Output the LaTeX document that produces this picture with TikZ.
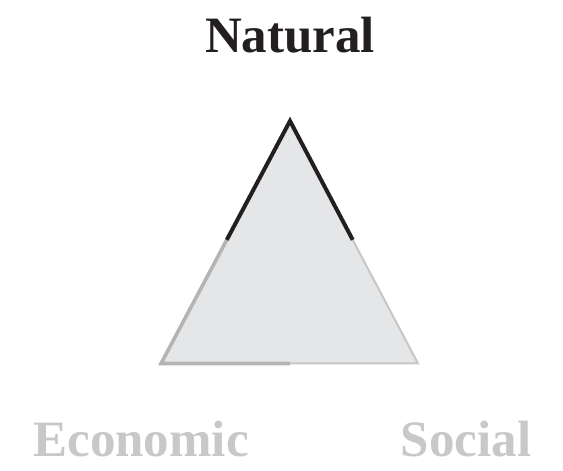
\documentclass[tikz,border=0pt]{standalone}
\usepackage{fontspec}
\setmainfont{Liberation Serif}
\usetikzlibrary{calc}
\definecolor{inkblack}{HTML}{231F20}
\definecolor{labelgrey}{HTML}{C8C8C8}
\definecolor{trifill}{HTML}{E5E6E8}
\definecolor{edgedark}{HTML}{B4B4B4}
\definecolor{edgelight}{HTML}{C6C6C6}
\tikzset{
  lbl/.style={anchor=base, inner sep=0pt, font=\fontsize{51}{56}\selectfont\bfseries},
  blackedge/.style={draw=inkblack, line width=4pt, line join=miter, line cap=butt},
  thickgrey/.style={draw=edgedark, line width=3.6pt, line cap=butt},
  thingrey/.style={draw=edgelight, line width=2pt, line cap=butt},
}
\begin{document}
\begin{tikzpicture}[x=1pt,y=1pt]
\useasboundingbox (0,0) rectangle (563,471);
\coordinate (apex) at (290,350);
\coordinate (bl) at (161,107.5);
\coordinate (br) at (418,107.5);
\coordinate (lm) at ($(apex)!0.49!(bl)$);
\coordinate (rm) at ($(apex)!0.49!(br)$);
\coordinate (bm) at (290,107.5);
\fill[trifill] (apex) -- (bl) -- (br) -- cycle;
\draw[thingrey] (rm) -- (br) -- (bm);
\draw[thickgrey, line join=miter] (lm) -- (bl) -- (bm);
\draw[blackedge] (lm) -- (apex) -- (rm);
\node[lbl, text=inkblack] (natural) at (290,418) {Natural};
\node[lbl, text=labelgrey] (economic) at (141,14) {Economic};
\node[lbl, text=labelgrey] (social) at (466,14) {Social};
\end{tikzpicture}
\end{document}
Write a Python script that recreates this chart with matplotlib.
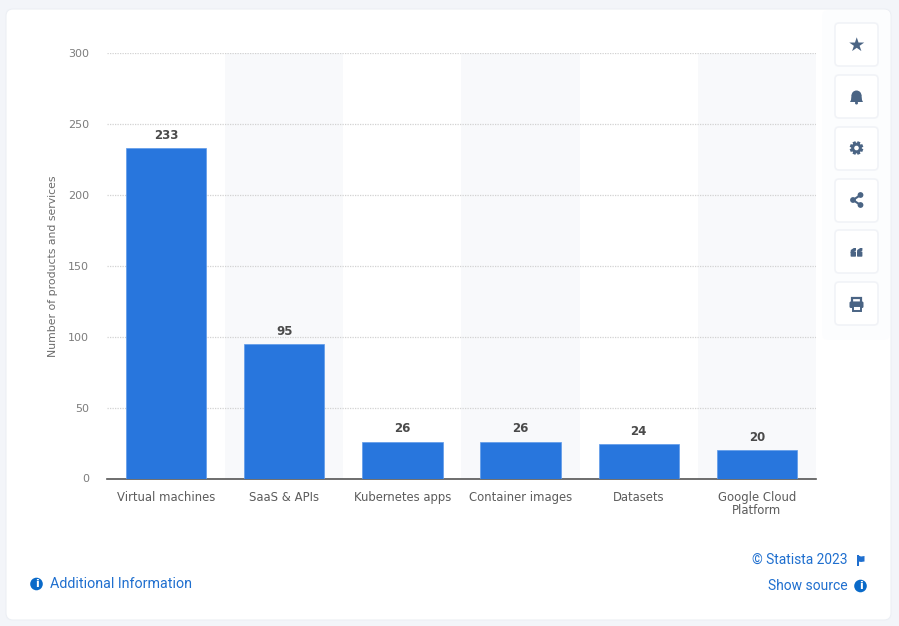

☆ ☆ ☆

• WHAT THIS TASK INVOLVES: Reproduce every line of the material precisely, omitting its pictures.

• EXERCISE SOLUTION:
Output the LaTeX document that produces this picture with TikZ.
\documentclass[tikz,border=0pt]{standalone}
\usepackage{fontspec}
\setmainfont{Liberation Serif}
\usetikzlibrary{calc}
\definecolor{inkblack}{HTML}{231F20}
\definecolor{labelgrey}{HTML}{C8C8C8}
\definecolor{trifill}{HTML}{E5E6E8}
\definecolor{edgedark}{HTML}{B4B4B4}
\definecolor{edgelight}{HTML}{C6C6C6}
\tikzset{
  lbl/.style={anchor=base, inner sep=0pt, font=\fontsize{51}{56}\selectfont\bfseries},
  blackedge/.style={draw=inkblack, line width=4pt, line join=miter, line cap=butt},
  thickgrey/.style={draw=edgedark, line width=3.6pt, line cap=butt},
  thingrey/.style={draw=edgelight, line width=2pt, line cap=butt},
}
\begin{document}
\begin{tikzpicture}[x=1pt,y=1pt]
\useasboundingbox (0,0) rectangle (563,471);
\coordinate (apex) at (290,350);
\coordinate (bl) at (161,107.5);
\coordinate (br) at (418,107.5);
\coordinate (lm) at ($(apex)!0.49!(bl)$);
\coordinate (rm) at ($(apex)!0.49!(br)$);
\coordinate (bm) at (290,107.5);
\fill[trifill] (apex) -- (bl) -- (br) -- cycle;
\draw[thingrey] (rm) -- (br) -- (bm);
\draw[thickgrey, line join=miter] (lm) -- (bl) -- (bm);
\draw[blackedge] (lm) -- (apex) -- (rm);
\node[lbl, text=inkblack] (natural) at (290,418) {Natural};
\node[lbl, text=labelgrey] (economic) at (141,14) {Economic};
\node[lbl, text=labelgrey] (social) at (466,14) {Social};
\end{tikzpicture}
\end{document}
Write a Python script that recreates this chart with matplotlib.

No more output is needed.